A generic chat interface puts all the weight on the model's words. In a low-stakes consumer setting, that's fine. In an enterprise workflow — where an action might reroute a shipment or adjust a price — eloquence is not enough. People need to understand the reasoning, trust the limits, and stay in control of consequences. That's an interface problem, and it has three parts.
The single biggest driver of trust in my research was being able to see why the agent recommended something. Not a raw model dump — a legible summary of the inputs and the logic. When Evai proposes an action, it shows the context it pulled and the reasoning that led to the recommendation. The user evaluates a case, not a verdict.
People don't trust an answer they can't interrogate. They trust a recommendation they can follow.

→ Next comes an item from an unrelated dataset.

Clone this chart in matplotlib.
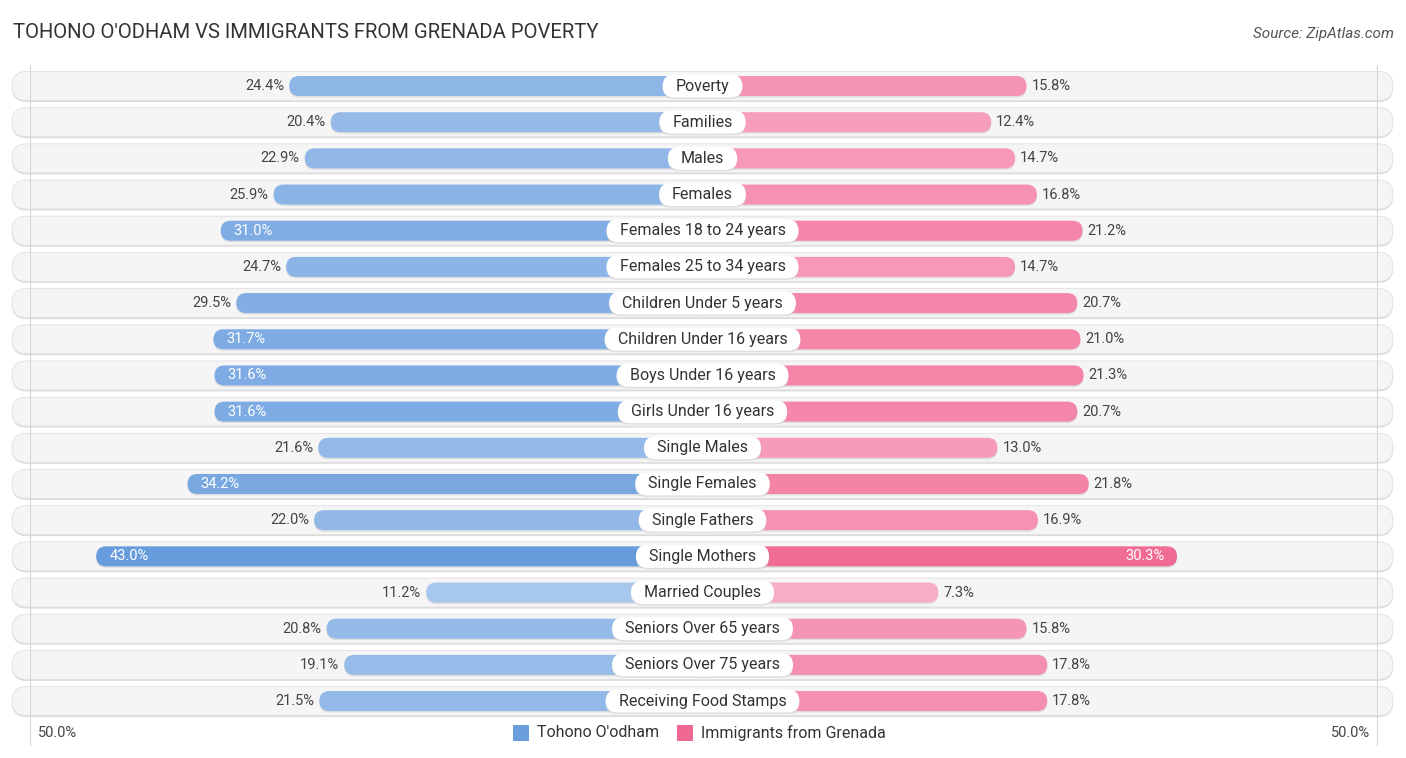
import matplotlib
matplotlib.use("Agg")
import matplotlib.pyplot as plt
from matplotlib.patches import FancyBboxPatch, Rectangle
import numpy as np

categories = ["Poverty", "Families", "Males", "Females", "Females 18 to 24 years",
              "Females 25 to 34 years", "Children Under 5 years", "Children Under 16 years",
              "Boys Under 16 years", "Girls Under 16 years", "Single Males", "Single Females",
              "Single Fathers", "Single Mothers", "Married Couples", "Seniors Over 65 years",
              "Seniors Over 75 years", "Receiving Food Stamps"]
tohono = [24.4, 20.4, 22.9, 25.9, 31.0, 24.7, 29.5, 31.7, 31.6, 31.6, 21.6, 34.2,
          22.0, 43.0, 11.2, 20.8, 19.1, 21.5]
grenada = [15.8, 12.4, 14.7, 16.8, 21.2, 14.7, 20.7, 21.0, 21.3, 20.7, 13.0, 21.8,
           16.9, 30.3, 7.3, 15.8, 17.8, 17.8]
series_names = ["Tohono O'odham", "Immigrants from Grenada"]
title = "TOHONO O'ODHAM VS IMMIGRANTS FROM GRENADA POVERTY"
source = "Source: ZipAtlas.com"
axis_label = "50.0%"

plt.rcParams['font.family'] = ['Roboto', 'DejaVu Sans']

W, H = 1406, 758
CX = 702.5          # center pixel
PXU = 10.38         # pixels per percent unit
Y0 = 86.0           # first row pixel
DY = 36.18          # row spacing pixel
OFF = 160.0 / PXU   # constant offset (label area)

fig = plt.figure(figsize=(W / 100, H / 100), dpi=100)
ax = fig.add_axes([0, 0, 1, 1])
ax.set_xlim(-CX / PXU, (W - CX) / PXU)
ax.set_ylim((H - Y0) / DY, -Y0 / DY)
ax.axis('off')

asp = PXU / DY  # mutation aspect for round corners


def px_x(p):
    return p / PXU


def px_y(p):
    return p / DY


def mix(c1, c2, t):
    c1 = np.array(matplotlib.colors.to_rgb(c1))
    c2 = np.array(matplotlib.colors.to_rgb(c2))
    return tuple(c1 + (c2 - c1) * t)


def blue_col(v):
    t = np.clip((v - 5) / 40.0, 0, 1)
    return mix("#b4cff0", "#6399dc", t)


def pink_col(v):
    t = np.clip((v - 5) / 28.0, 0, 1)
    return mix("#f9b3cb", "#f0648e", t)


def rbox(x0, y0, w, h, r_px, **kw):
    p = FancyBboxPatch((x0, y0), w, h,
                       boxstyle=f"round,pad=0,rounding_size={px_x(r_px)}",
                       mutation_aspect=asp, **kw)
    ax.add_patch(p)
    return p


# vertical guide lines
for xv in [px_x(30 - CX), px_x(1377 - CX)]:
    ax.plot([xv, xv], [px_y(65 - Y0), px_y(745 - Y0)], color="#d6d6d6", lw=0.8, zorder=1.2)

bg_h = px_y(29)
bar_h = px_y(20)
bg_x0 = px_x(12 - CX)
bg_w = px_x(1393 - 12)

fig.canvas.draw()
renderer = fig.canvas.get_renderer()

for i, cat in enumerate(categories):
    y = i
    # row background shadow + background
    rbox(bg_x0, y - bg_h / 2 + px_y(1.5), bg_w, bg_h, 14.5, fc="#dcdcdc", ec="none", zorder=1)
    rbox(bg_x0, y - bg_h / 2, bg_w, bg_h, 14.5, fc="#f5f5f5", ec="#e0e0e0", lw=0.6, zorder=1.1)

    lv = tohono[i]
    rv = grenada[i]
    lw_ = OFF + lv
    rw_ = OFF + rv
    # bar shadows
    rbox(-lw_, y - bar_h / 2 + px_y(1.5), lw_, bar_h, 10, fc="#c8c8c8", ec="none", alpha=0.5, zorder=2)
    rbox(0, y - bar_h / 2 + px_y(1.5), rw_, bar_h, 10, fc="#c8c8c8", ec="none", alpha=0.5, zorder=2)
    rbox(-lw_, y - bar_h / 2, lw_, bar_h, 10, fc=blue_col(lv), ec="none", zorder=2.1)
    rbox(0, y - bar_h / 2, rw_, bar_h, 10, fc=pink_col(rv), ec="none", zorder=2.1)

    # value labels
    if lv >= 30:
        ax.text(-lw_ + px_x(13), y, f"{lv:.1f}%", ha="left", va="center",
                fontsize=10.5, color="white", zorder=5)
    else:
        ax.text(-lw_ - px_x(5), y, f"{lv:.1f}%", ha="right", va="center",
                fontsize=10.5, color="#444444", zorder=5)
    if rv >= 30:
        ax.text(rw_ - px_x(12), y, f"{rv:.1f}%", ha="right", va="center",
                fontsize=10.5, color="white", zorder=5)
    else:
        ax.text(rw_ + px_x(5), y, f"{rv:.1f}%", ha="left", va="center",
                fontsize=10.5, color="#444444", zorder=5)

    # category label with white pill
    t = ax.text(0, y, cat, ha="center", va="center", fontsize=11.5, color="#333333", zorder=6)
    bb = t.get_window_extent(renderer=renderer)
    tw = bb.width
    box_w = px_x(tw + 26)
    box_h = px_y(23)
    rbox(-box_w / 2, y - box_h / 2 + px_y(1.5), box_w, box_h, 11.5, fc="#d0d0d0", ec="none", alpha=0.6, zorder=3)
    rbox(-box_w / 2, y - box_h / 2, box_w, box_h, 11.5, fc="white", ec="none", zorder=3.1)

# title & source
ax.text(px_x(13 - CX), px_y(33 - Y0), title, ha="left", va="center", fontsize=14.6, color="#333333")
ax.text(px_x(1394 - CX), px_y(34 - Y0), source, ha="right", va="center", fontsize=11,
        color="#555555", style="italic")

# axis labels
ya = px_y(733 - Y0)
ax.text(px_x(38 - CX), ya, axis_label, ha="left", va="center", fontsize=10.5, color="#444444")
ax.text(px_x(1370 - CX), ya, axis_label, ha="right", va="center", fontsize=10.5, color="#444444")

# legend
sq = px_y(16)
sqx = px_x(16)
ax.add_patch(Rectangle((px_x(513 - CX), ya - sq / 2), sqx, sq, fc="#6a9fdc", ec="none"))
ax.text(px_x(537 - CX), ya, series_names[0], ha="left", va="center", fontsize=11.5, color="#333333")
ax.add_patch(Rectangle((px_x(677 - CX), ya - sq / 2), sqx, sq, fc="#f0688f", ec="none"))
ax.text(px_x(701 - CX), ya, series_names[1], ha="left", va="center", fontsize=11.5, color="#333333")

fig.savefig("out.png", dpi=100, facecolor="white")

Competitor agents tended to be unbounded — they'd attempt anything, which made them impressive in a demo and unreliable in practice. Users told me the opposite was what earned trust: an agent that is confident inside its domain and honest when something falls outside it. Scoping the agent isn't a limitation to apologize for; it's the thing that makes it credible.
For any consequential action, the research was unambiguous: there must be a human approval step. So the journey I designed always ends the same way — the agent gathers context, proposes an action with its reasoning, and then stops for a person to review, edit, and approve. The agent does the work; the human keeps the authority.
Transparency, boundaries, and the human checkpoint weren't features I added at the end to make an AI product feel safe. They were the concept. With AI, the design work that matters most is the interface of trust around the model — and that's a job for research and craft, not for a bigger model.